● **Prompt**
Output all the data exactly. Pictures do not belong in the copy.

___ Source excerpt ___

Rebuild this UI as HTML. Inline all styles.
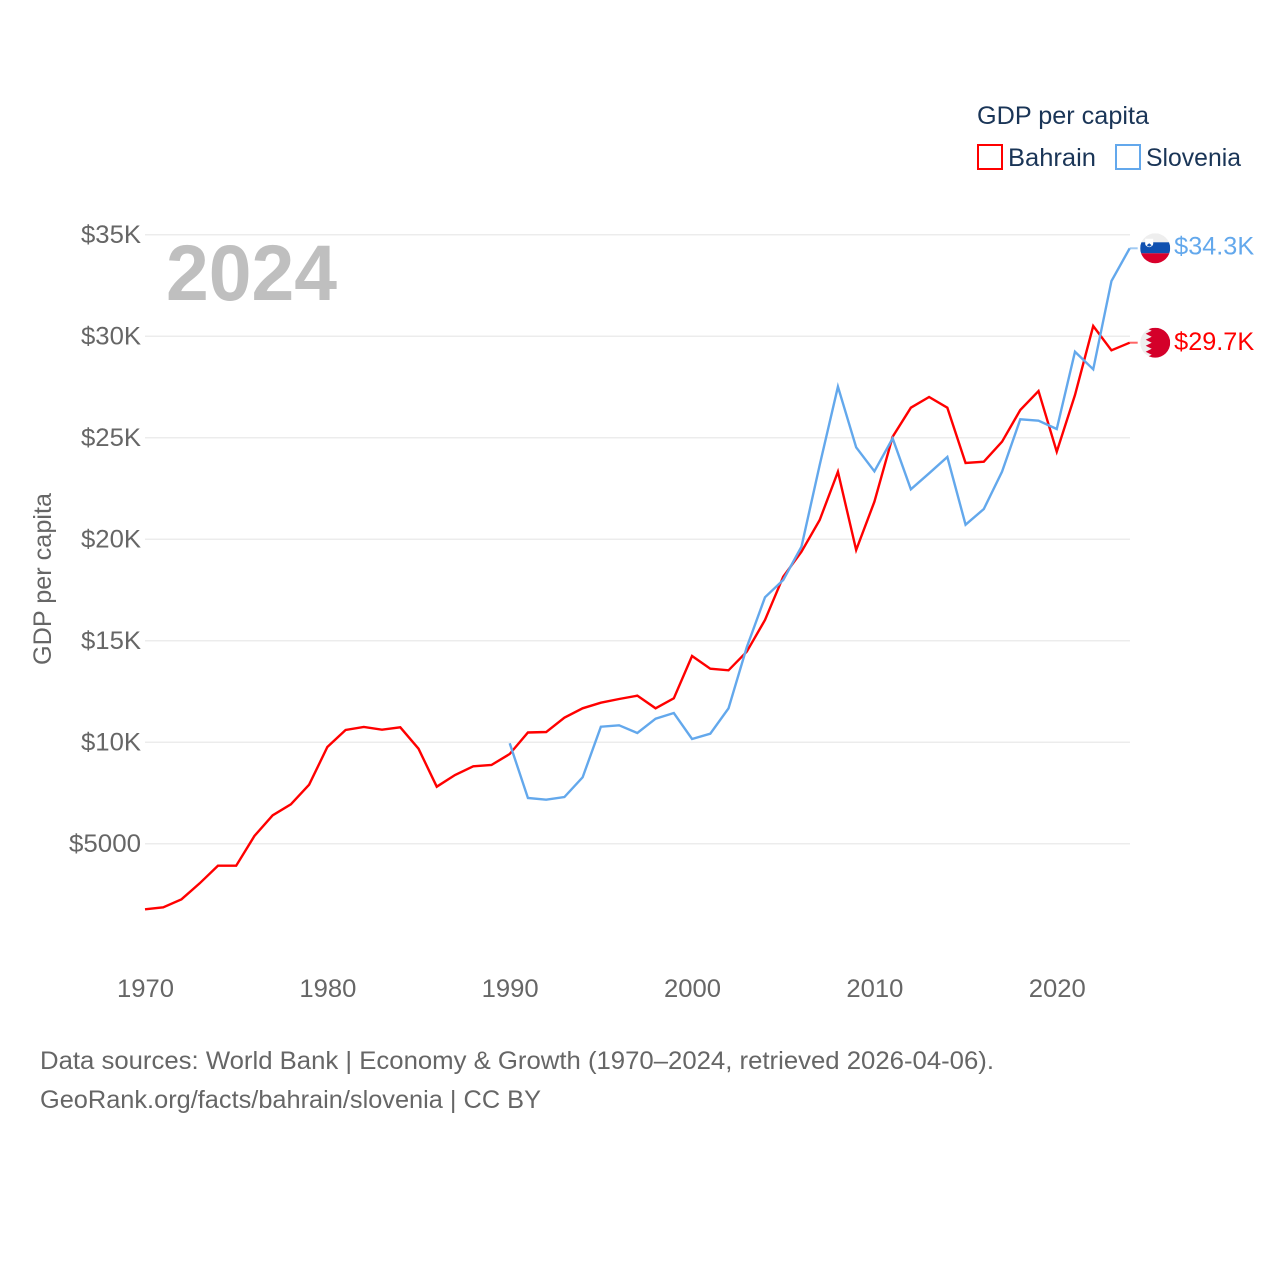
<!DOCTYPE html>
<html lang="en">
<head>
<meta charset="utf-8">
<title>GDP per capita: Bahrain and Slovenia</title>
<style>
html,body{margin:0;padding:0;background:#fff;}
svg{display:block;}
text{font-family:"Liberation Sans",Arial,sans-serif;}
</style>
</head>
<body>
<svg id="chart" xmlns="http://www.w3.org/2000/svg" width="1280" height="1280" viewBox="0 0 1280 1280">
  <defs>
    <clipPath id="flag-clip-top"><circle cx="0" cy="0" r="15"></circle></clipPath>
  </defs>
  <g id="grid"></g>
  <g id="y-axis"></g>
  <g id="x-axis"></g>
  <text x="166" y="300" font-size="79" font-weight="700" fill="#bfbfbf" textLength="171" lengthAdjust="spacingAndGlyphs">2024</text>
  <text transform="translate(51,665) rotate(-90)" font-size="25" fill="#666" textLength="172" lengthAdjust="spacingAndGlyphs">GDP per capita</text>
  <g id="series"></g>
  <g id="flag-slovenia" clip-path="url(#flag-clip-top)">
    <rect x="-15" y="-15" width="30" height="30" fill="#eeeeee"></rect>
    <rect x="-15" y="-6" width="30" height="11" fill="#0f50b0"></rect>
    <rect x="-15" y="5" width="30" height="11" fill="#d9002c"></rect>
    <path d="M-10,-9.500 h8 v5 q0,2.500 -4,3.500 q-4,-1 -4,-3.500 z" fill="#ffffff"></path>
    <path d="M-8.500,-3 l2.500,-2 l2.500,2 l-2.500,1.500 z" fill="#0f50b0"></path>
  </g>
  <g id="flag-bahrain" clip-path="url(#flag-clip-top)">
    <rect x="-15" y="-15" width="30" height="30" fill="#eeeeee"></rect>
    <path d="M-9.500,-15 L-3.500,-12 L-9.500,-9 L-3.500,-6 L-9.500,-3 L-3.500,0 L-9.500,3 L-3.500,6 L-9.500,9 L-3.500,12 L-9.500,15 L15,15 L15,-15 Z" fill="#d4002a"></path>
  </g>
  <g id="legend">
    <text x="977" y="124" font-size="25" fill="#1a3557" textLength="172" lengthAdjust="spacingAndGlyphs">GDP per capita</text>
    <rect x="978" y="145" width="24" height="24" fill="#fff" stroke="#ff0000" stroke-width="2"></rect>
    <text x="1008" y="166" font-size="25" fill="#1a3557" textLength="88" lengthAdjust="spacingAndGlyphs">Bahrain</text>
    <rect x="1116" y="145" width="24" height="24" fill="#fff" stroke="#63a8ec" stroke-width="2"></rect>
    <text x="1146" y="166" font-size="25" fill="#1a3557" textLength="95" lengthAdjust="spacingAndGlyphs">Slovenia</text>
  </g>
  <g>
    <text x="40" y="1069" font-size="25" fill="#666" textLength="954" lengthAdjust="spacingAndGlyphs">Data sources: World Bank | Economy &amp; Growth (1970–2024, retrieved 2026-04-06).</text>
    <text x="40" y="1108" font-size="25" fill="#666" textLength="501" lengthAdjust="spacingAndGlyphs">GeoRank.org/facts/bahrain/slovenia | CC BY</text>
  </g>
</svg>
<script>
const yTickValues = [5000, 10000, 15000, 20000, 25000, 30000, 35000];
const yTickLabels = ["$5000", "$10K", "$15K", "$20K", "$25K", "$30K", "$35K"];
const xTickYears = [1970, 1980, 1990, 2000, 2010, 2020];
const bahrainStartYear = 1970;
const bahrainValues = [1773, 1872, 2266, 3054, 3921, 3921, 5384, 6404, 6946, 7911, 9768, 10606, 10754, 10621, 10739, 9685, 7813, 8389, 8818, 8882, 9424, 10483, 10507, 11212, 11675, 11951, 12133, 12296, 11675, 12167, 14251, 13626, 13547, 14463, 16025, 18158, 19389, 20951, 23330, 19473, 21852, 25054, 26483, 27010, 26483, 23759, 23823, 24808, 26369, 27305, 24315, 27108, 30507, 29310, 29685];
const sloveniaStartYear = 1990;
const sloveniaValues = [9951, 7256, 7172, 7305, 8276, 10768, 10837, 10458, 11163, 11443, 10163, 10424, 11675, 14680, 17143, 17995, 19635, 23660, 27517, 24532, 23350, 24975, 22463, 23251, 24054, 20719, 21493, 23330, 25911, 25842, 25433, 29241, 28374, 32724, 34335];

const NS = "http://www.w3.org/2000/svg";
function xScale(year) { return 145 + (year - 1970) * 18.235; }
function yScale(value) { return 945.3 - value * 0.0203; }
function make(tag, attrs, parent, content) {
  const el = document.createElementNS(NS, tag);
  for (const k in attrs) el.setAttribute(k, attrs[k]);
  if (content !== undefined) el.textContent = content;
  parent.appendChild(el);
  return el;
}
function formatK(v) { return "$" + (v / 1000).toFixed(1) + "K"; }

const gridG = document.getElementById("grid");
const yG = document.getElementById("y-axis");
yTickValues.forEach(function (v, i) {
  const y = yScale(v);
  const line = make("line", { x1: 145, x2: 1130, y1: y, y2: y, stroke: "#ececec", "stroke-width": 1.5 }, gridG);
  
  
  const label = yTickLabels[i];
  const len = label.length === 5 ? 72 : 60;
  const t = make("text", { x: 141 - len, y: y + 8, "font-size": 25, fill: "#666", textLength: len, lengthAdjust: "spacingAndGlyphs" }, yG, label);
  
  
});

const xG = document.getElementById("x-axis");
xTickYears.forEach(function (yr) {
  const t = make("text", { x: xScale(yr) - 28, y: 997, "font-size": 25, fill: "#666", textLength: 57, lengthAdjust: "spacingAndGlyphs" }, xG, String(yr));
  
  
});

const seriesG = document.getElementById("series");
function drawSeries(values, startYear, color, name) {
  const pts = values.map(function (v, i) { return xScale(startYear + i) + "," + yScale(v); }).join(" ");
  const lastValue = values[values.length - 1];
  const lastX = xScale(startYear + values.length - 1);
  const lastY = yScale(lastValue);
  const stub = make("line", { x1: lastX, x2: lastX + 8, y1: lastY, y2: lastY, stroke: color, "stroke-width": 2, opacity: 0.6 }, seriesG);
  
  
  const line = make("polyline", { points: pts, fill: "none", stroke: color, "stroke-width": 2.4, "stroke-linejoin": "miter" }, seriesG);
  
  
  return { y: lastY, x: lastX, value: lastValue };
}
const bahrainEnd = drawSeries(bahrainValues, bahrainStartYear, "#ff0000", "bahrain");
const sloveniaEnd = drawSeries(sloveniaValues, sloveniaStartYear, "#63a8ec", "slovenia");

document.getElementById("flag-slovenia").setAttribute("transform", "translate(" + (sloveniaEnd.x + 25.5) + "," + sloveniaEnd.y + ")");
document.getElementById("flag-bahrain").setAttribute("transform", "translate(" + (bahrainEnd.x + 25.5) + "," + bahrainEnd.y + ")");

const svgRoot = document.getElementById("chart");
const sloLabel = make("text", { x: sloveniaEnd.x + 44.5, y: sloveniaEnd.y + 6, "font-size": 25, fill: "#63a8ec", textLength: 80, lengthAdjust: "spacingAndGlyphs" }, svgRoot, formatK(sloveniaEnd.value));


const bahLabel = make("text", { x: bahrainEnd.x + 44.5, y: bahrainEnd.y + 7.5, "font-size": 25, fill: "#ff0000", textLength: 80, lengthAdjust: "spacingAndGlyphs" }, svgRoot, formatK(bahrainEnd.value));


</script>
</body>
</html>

___

● **Expected answer**
Rebuild this UI as HTML. Inline all styles.
<!DOCTYPE html>
<html lang="en">
<head>
<meta charset="utf-8">
<title>GDP per capita: Bahrain and Slovenia</title>
<style>
html,body{margin:0;padding:0;background:#fff;}
svg{display:block;}
text{font-family:"Liberation Sans",Arial,sans-serif;}
</style>
</head>
<body>
<svg id="chart" xmlns="http://www.w3.org/2000/svg" width="1280" height="1280" viewBox="0 0 1280 1280">
  <defs>
    <clipPath id="flag-clip-top"><circle cx="0" cy="0" r="15"></circle></clipPath>
  </defs>
  <g id="grid"></g>
  <g id="y-axis"></g>
  <g id="x-axis"></g>
  <text x="166" y="300" font-size="79" font-weight="700" fill="#bfbfbf" textLength="171" lengthAdjust="spacingAndGlyphs">2024</text>
  <text transform="translate(51,665) rotate(-90)" font-size="25" fill="#666" textLength="172" lengthAdjust="spacingAndGlyphs">GDP per capita</text>
  <g id="series"></g>
  <g id="flag-slovenia" clip-path="url(#flag-clip-top)">
    <rect x="-15" y="-15" width="30" height="30" fill="#eeeeee"></rect>
    <rect x="-15" y="-6" width="30" height="11" fill="#0f50b0"></rect>
    <rect x="-15" y="5" width="30" height="11" fill="#d9002c"></rect>
    <path d="M-10,-9.500 h8 v5 q0,2.500 -4,3.500 q-4,-1 -4,-3.500 z" fill="#ffffff"></path>
    <path d="M-8.500,-3 l2.500,-2 l2.500,2 l-2.500,1.500 z" fill="#0f50b0"></path>
  </g>
  <g id="flag-bahrain" clip-path="url(#flag-clip-top)">
    <rect x="-15" y="-15" width="30" height="30" fill="#eeeeee"></rect>
    <path d="M-9.500,-15 L-3.500,-12 L-9.500,-9 L-3.500,-6 L-9.500,-3 L-3.500,0 L-9.500,3 L-3.500,6 L-9.500,9 L-3.500,12 L-9.500,15 L15,15 L15,-15 Z" fill="#d4002a"></path>
  </g>
  <g id="legend">
    <text x="977" y="124" font-size="25" fill="#1a3557" textLength="172" lengthAdjust="spacingAndGlyphs">GDP per capita</text>
    <rect x="978" y="145" width="24" height="24" fill="#fff" stroke="#ff0000" stroke-width="2"></rect>
    <text x="1008" y="166" font-size="25" fill="#1a3557" textLength="88" lengthAdjust="spacingAndGlyphs">Bahrain</text>
    <rect x="1116" y="145" width="24" height="24" fill="#fff" stroke="#63a8ec" stroke-width="2"></rect>
    <text x="1146" y="166" font-size="25" fill="#1a3557" textLength="95" lengthAdjust="spacingAndGlyphs">Slovenia</text>
  </g>
  <g>
    <text x="40" y="1069" font-size="25" fill="#666" textLength="954" lengthAdjust="spacingAndGlyphs">Data sources: World Bank | Economy &amp; Growth (1970–2024, retrieved 2026-04-06).</text>
    <text x="40" y="1108" font-size="25" fill="#666" textLength="501" lengthAdjust="spacingAndGlyphs">GeoRank.org/facts/bahrain/slovenia | CC BY</text>
  </g>
</svg>
<script>
const yTickValues = [5000, 10000, 15000, 20000, 25000, 30000, 35000];
const yTickLabels = ["$5000", "$10K", "$15K", "$20K", "$25K", "$30K", "$35K"];
const xTickYears = [1970, 1980, 1990, 2000, 2010, 2020];
const bahrainStartYear = 1970;
const bahrainValues = [1773, 1872, 2266, 3054, 3921, 3921, 5384, 6404, 6946, 7911, 9768, 10606, 10754, 10621, 10739, 9685, 7813, 8389, 8818, 8882, 9424, 10483, 10507, 11212, 11675, 11951, 12133, 12296, 11675, 12167, 14251, 13626, 13547, 14463, 16025, 18158, 19389, 20951, 23330, 19473, 21852, 25054, 26483, 27010, 26483, 23759, 23823, 24808, 26369, 27305, 24315, 27108, 30507, 29310, 29685];
const sloveniaStartYear = 1990;
const sloveniaValues = [9951, 7256, 7172, 7305, 8276, 10768, 10837, 10458, 11163, 11443, 10163, 10424, 11675, 14680, 17143, 17995, 19635, 23660, 27517, 24532, 23350, 24975, 22463, 23251, 24054, 20719, 21493, 23330, 25911, 25842, 25433, 29241, 28374, 32724, 34335];

const NS = "http://www.w3.org/2000/svg";
function xScale(year) { return 145 + (year - 1970) * 18.235; }
function yScale(value) { return 945.3 - value * 0.0203; }
function make(tag, attrs, parent, content) {
  const el = document.createElementNS(NS, tag);
  for (const k in attrs) el.setAttribute(k, attrs[k]);
  if (content !== undefined) el.textContent = content;
  parent.appendChild(el);
  return el;
}
function formatK(v) { return "$" + (v / 1000).toFixed(1) + "K"; }

const gridG = document.getElementById("grid");
const yG = document.getElementById("y-axis");
yTickValues.forEach(function (v, i) {
  const y = yScale(v);
  const line = make("line", { x1: 145, x2: 1130, y1: y, y2: y, stroke: "#ececec", "stroke-width": 1.5 }, gridG);
  
  
  const label = yTickLabels[i];
  const len = label.length === 5 ? 72 : 60;
  const t = make("text", { x: 141 - len, y: y + 8, "font-size": 25, fill: "#666", textLength: len, lengthAdjust: "spacingAndGlyphs" }, yG, label);
  
  
});

const xG = document.getElementById("x-axis");
xTickYears.forEach(function (yr) {
  const t = make("text", { x: xScale(yr) - 28, y: 997, "font-size": 25, fill: "#666", textLength: 57, lengthAdjust: "spacingAndGlyphs" }, xG, String(yr));
  
  
});

const seriesG = document.getElementById("series");
function drawSeries(values, startYear, color, name) {
  const pts = values.map(function (v, i) { return xScale(startYear + i) + "," + yScale(v); }).join(" ");
  const lastValue = values[values.length - 1];
  const lastX = xScale(startYear + values.length - 1);
  const lastY = yScale(lastValue);
  const stub = make("line", { x1: lastX, x2: lastX + 8, y1: lastY, y2: lastY, stroke: color, "stroke-width": 2, opacity: 0.6 }, seriesG);
  
  
  const line = make("polyline", { points: pts, fill: "none", stroke: color, "stroke-width": 2.4, "stroke-linejoin": "miter" }, seriesG);
  
  
  return { y: lastY, x: lastX, value: lastValue };
}
const bahrainEnd = drawSeries(bahrainValues, bahrainStartYear, "#ff0000", "bahrain");
const sloveniaEnd = drawSeries(sloveniaValues, sloveniaStartYear, "#63a8ec", "slovenia");

document.getElementById("flag-slovenia").setAttribute("transform", "translate(" + (sloveniaEnd.x + 25.5) + "," + sloveniaEnd.y + ")");
document.getElementById("flag-bahrain").setAttribute("transform", "translate(" + (bahrainEnd.x + 25.5) + "," + bahrainEnd.y + ")");

const svgRoot = document.getElementById("chart");
const sloLabel = make("text", { x: sloveniaEnd.x + 44.5, y: sloveniaEnd.y + 6, "font-size": 25, fill: "#63a8ec", textLength: 80, lengthAdjust: "spacingAndGlyphs" }, svgRoot, formatK(sloveniaEnd.value));


const bahLabel = make("text", { x: bahrainEnd.x + 44.5, y: bahrainEnd.y + 7.5, "font-size": 25, fill: "#ff0000", textLength: 80, lengthAdjust: "spacingAndGlyphs" }, svgRoot, formatK(bahrainEnd.value));


</script>
</body>
</html>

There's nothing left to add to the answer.